I just tripped and fell down another rabbit hole. I was going to skip this week, but I would love input on this issue, so here it is. Earlier I argued that the organism was a multispecies entity. This makes perfect sense if we consider mitochondria to be symbiotic bacteria in a host cell, and we talk about the microbiome. Now here is the question: If you catch the flu, or get a bacterial infection (to keep it cellular), is that disease part of you as an organism?
Dang another rabbit hole.
There are two important points to remember. First, in the phenotypic view I am advocating considering the phenotype to be a vector through time, with every trait (a measured aspect of the phenotype) having a time element. Thus, it is not my weight, but my weight when I am 19001055824 seconds old (that is approximately how old I am while writing this). This means that even very temporary things such as whether you are inhaling or exhaling is technically a valid trait. Thus, if you have a fever of 104 degrees on a Saturday morning, that is the value of the trait “body temperature” at that particular moment. The question is, do we make a distinction because that temperature is “caused” by a flu virus? The truth is I am beginning to believe we cannot make that distinction.
Taking a clearer example. Consider a person who chooses to dye their hair purple. This color comes out of a bottle, and it is no sense genetic or otherwise heritable (well, maybe in some odd cultural sense). That said, it is part of the phenotype. If you were to categorize people by the trait “hair color”. this person would go into the “purple”. Thus, it is a valid trait, and a valid part of their phenotype. How do we deal with this? I would argue that the best way would to consider the bottle of hair color to be a non-heritable or environmental influence on the phenotype. By analogy, I think it is perfectly reasonable to suggest your 104-degree fever is also part of your phenotype.
This woman has a purple hair. It is certainly part of her phenotype, but probably not heritable. (from http://darkuro.tumblr.com/)
So, your fever is part of your phenotype, but is the virus part of you as an organism? Certainly, we would not consider the bottle of hair color to be part of an organism. It is an external aspect of the environment that changes your hair color. Cold air temperatures may cause you to put on a coat (the coat wearing trait?), but it is certainly not part of your body. However, the virus differs here. It is IN your body, and in fact it is in your cells.
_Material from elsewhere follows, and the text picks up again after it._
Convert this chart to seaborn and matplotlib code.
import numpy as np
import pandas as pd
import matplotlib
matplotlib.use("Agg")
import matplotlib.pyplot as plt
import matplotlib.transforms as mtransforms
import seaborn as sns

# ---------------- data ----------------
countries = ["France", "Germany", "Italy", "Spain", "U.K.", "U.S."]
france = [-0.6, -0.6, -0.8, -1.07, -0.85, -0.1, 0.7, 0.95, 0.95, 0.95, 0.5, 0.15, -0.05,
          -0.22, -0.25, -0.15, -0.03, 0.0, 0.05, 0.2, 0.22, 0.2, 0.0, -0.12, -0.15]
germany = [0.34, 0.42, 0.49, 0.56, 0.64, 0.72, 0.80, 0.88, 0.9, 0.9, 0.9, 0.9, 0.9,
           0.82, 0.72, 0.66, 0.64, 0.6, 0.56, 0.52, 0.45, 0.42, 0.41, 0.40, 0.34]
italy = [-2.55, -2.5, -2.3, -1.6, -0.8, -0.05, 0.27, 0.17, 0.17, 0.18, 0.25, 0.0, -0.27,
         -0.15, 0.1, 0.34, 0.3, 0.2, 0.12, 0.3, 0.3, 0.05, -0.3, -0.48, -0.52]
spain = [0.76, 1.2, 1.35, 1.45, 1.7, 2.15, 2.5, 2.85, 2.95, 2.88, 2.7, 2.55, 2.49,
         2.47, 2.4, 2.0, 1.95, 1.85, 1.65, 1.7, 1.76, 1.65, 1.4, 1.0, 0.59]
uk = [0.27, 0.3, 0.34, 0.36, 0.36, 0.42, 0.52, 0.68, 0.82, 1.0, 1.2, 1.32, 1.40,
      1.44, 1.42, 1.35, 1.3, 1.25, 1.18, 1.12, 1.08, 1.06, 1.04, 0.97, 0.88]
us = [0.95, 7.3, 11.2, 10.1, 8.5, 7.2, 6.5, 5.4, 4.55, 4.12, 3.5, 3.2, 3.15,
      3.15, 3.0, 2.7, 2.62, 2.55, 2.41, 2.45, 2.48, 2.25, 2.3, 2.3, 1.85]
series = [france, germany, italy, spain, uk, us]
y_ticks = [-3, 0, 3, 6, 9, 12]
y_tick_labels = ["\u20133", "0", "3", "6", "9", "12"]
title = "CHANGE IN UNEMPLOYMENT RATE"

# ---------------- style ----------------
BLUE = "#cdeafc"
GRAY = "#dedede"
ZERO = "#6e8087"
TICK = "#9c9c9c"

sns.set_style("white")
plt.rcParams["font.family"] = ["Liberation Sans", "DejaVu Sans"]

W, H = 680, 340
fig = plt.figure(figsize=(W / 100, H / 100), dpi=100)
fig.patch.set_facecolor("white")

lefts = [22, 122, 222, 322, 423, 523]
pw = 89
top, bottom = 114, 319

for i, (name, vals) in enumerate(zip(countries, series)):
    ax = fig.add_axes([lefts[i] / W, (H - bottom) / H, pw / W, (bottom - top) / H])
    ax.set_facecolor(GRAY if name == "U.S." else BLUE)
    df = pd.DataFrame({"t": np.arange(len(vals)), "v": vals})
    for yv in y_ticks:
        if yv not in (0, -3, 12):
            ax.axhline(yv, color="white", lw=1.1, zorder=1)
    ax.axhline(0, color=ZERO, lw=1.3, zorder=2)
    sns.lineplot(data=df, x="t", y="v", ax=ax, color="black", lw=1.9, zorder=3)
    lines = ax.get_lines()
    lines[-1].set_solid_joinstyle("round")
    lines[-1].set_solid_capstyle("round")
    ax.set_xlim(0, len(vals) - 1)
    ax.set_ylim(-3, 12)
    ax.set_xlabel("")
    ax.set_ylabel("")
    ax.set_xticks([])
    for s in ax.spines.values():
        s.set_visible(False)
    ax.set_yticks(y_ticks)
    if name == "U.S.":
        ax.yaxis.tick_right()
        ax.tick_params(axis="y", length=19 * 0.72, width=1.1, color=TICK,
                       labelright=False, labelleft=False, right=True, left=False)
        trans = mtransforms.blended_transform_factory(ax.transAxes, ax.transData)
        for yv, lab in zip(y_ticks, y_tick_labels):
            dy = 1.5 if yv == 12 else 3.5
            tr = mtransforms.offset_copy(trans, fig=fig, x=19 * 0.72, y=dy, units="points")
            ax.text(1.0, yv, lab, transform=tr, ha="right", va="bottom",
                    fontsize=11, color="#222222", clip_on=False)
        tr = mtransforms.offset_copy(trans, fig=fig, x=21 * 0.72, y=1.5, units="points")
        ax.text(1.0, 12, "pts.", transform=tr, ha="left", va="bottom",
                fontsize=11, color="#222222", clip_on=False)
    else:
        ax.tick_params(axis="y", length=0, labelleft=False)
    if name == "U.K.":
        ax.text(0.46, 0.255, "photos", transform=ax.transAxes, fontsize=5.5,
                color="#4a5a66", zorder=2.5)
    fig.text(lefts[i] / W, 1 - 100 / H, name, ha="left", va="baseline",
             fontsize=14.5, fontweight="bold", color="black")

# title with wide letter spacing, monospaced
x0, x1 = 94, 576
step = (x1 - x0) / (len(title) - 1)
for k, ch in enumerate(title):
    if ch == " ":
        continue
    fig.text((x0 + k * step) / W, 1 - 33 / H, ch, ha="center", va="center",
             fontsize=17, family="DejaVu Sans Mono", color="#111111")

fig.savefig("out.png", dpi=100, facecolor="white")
Consider our microbiome. There certainly are aspects of the microbiome that are acquired from our parents, either at birth, or because we live next to them as infants, and many of these we will pass on to our children. Thus, they are heritable from the phenotypic perspective. However, others are picked up late in life, perhaps when we temporarily change our diet, and then lost again, perhaps when we revert to our old diet, and are not heritable. I think a strong argument can be made that this microbiome should be considered part of the multispecies organism: Selection acts on the whole organism; outside of perhaps prokaryotes, single species organisms don’t exist; as far as I know, animals cannot survive without their symbionts. From an experimental perspective, it is difficult or impossible to separate symbionts that are heritable from those that are non-heritable, and perhaps more important both can have significant effects on our phenotypes in ways that can affect our fitness. Thus, I think it can be argued that all aspects of the microbiome, whether heritable or not, should be considered part of the organism. Nor does it makes sense to me to argue that there is a minimum residence time before a symbiont or disease should be considered part of the organism. Such a waiting time is necessarily arbitrary, and as a result there will always be situations that are ambiguous.
Now comes the question: Should we make the distinction between the bacteria that we picked up on vacation that makes it easier to digest shrimp from another bacteria that gives us diarrhea? I cannot think of a criterion that does not require special pleading that incorporates the former, but not the latter into the organism.
One final caveat is that it is important to remember that the most appropriate unit to assign fitness depends on the trait being investigated. Thus, the colony might be the appropriate unit if we are examining colony defense, the organism if we are examining foraging behavior, and the cell if we are examining cancer. Perhaps the organism is best thought of as being equally fluid. A flu infection is an assault on our bodies, thus if our trait is immune response, maybe the organism is everything but the flu virus, whereas if we are looking at body temperature the organism is everything including the flu virus. This is a bit of a conundrum for me, and I am happy to get any feedback that anybody else may have.